Descobri a casa dos meus sonhos, entre as montanhas e a sutil neblina que a cerca, na cidade que desde pequena sonhei morar, conheci o meu amor e decidi; é com ele que vou ficar.
Era uma casa grande, daquelas que você prepara um almoço cheiroso para as pessoas queridas da sua vida num domingo, onde os bichinhos correm soltos e se esfregam na grama até não poder mais, onde tem uma rede para fazer a sesta. E quando a tarde de sol chega, a casa se colore de laranja, daquele solzinho que dá um sono...É aquela casa que durante a noite não se assiste a novela das oito e nenhuma notícia de chacina, e sim se esquenta a água para um café quentinho para terminar de ler um bom livro enquanto o único barulho da casa é o do vento lá fora ou da galinha cantando fora de hora. Não faz mal, galinha, pode cantar que eu adoro te ouvir.
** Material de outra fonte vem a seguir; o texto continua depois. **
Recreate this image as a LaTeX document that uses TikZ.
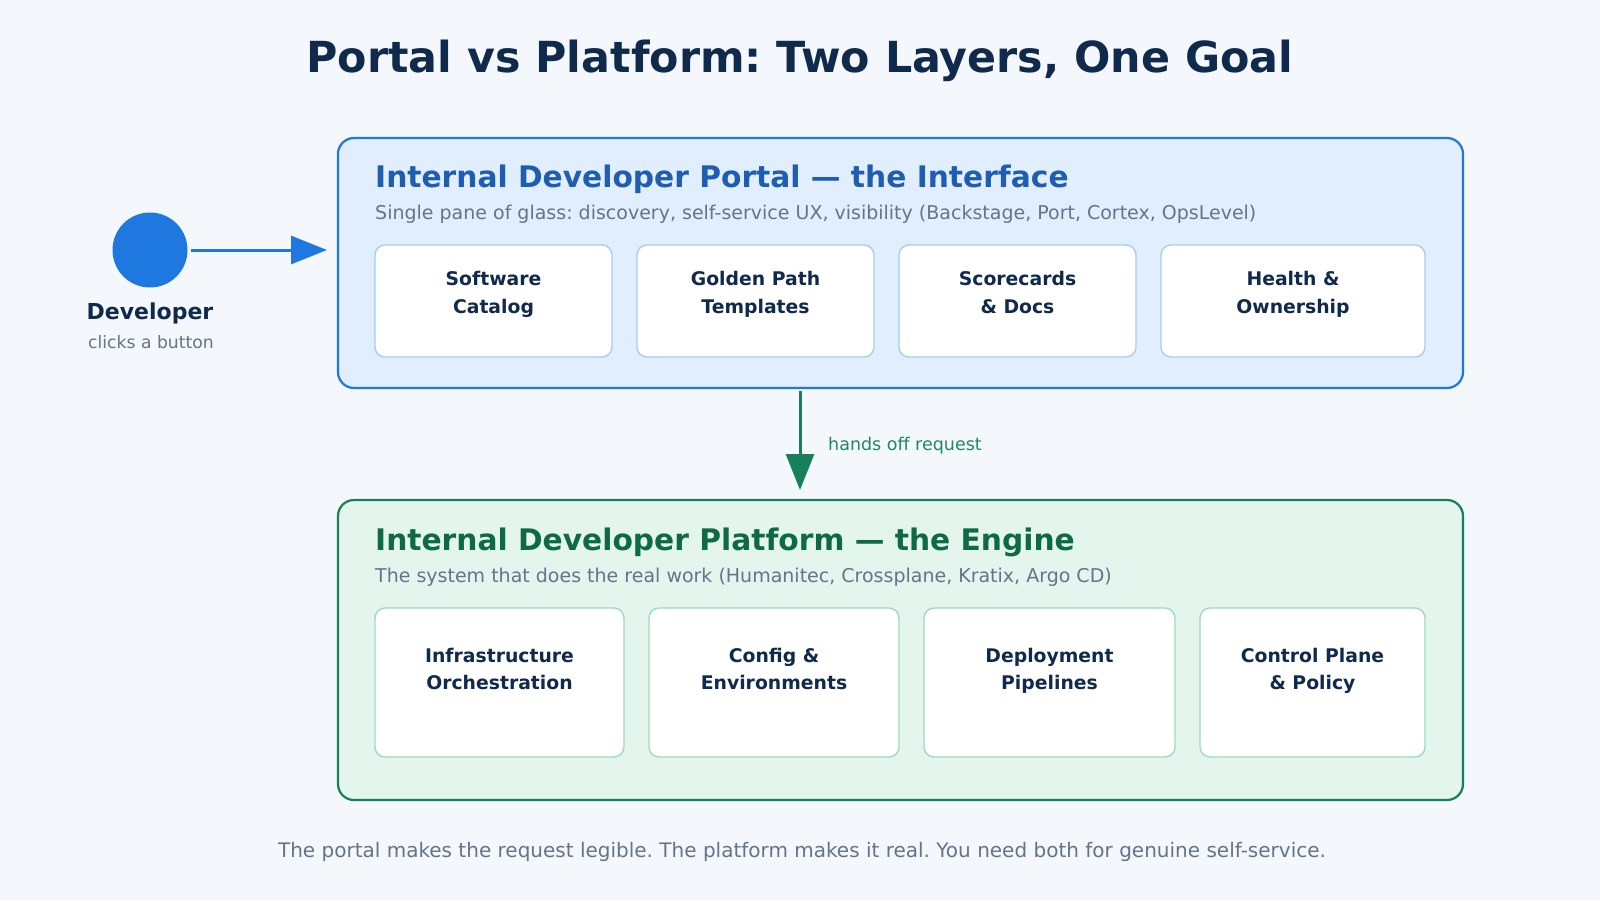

Não era só esse mar de rosas, a casa também dava problema. Era um cano ali, um bando de cupim safado tentando ser feliz, a piscina cheia de folha, a minha horta por fazer e as infiltrações do banheiro. Fazia parte do viver, sem esses incômodos não teria tanta graça ter uma casa, até porque ter uma casa é sinônimo de querer cuidar, e querer muito. Não é um apartamento que você abre a porta e está tudo pronto, é uma casa. Uma casa que te acolhe se você acolhê-la também. Apartamento não, você vive trancado, observa a vida dos outros pela janela do quarto, escuta os vizinhos de cima fazendo sexo enquanto estuda, tem horário para fazer barulho, o porteiro sabe de tudo da sua vida e há dez anos que você mora no prédio você mal sabe o nome do seu vizinho.
Ela ficava um pouco longe do centro da cidade, mas valia a pena, assim que eu saía do trabalho, eu passava na padaria do Francisco e comprava quatro pães, presunto, queijo e um bolo de cenoura. Ia para casa as vezes mais cedo e as vezes mais tarde, mas o melhor é quando eu chegava a tempo de ver o sol se pôr. Como é lindo ver aquele laranja fogo queimando o céu, avisando que amanhã ele volta e que no momento ele precisa\iluminar outros cantos e daqui a pouquinho a lua chega.
Tinha dia que o frio ficava forte e o vento lá fora cantava bem alto. A neblina das 16h costumava passar diariamente lá em casa enquanto eu preparava os pães de queijo. O gato fica maluco quando ela passa, ele fica observando, miando e de vez em quando ele pula para alcançar. Essa neurose felina é tão humana.
Tenho uma horta, um galo e uma galinha. A noite o galo bate as asas, sai correndo e canta bem alto, e aí nós caimos na gargalhada, porque, de fato, é engraçado todo esse ritual.
Eu saio para trabalhar cedo e ele também, eu trabalho por aqui e ele tem que descer a serra para ir pro Rio, eu volto mais cedo porque trabalho com a minha cafeteria e ele depende, é de acordo com o trânsito, mas tem dia que ele resolve trabalhar em casa junto com o Freud, o gato fissurado em neblina. Quando chego em casa está o gato em cima do piano dormindo e ele lá fazendo não sei o que com um tanto de fio, partitura e parafernalha na mesa.
A gente teve sorte em achar essa casa, fica bem no alto, faz frio, tem um tanto de árvore, tem montanha por todo o canto e quando o céu está limpo parece que a estrela está bem pertinho da gente, a gente apaga as luzes do quintal, estende a manta, pega o cobertor e deita. Como não tem a luz da cidade, dá para enxergar um tantão de estrelas. O Freud folgado deita conosco também e enquanto a novela das oito enche lá o saco de alguém, eu me divirto contemplando as estrelas lá fora com os meus dois amores.
Eu me pergunto por que as pessoas precisam de tanto, de se entupirem de tanta inutilidade, de perderem o tempo escutando desgraça, esquecendo de dar bom dia, de saber o seu nome, de pedir por favor, esquecendo de serem humanas. Acharem que é idiotice contemplar uma pobre estrela no céu, que é perda de tempo fazer tal curso porque não dá dinheiro, que se não for passar em concurso público, não presta qualquer outro ofício, que o que presta mesmo é ser capacho mesmo. Freud diz que não, e se ele diz, eu vou com ele.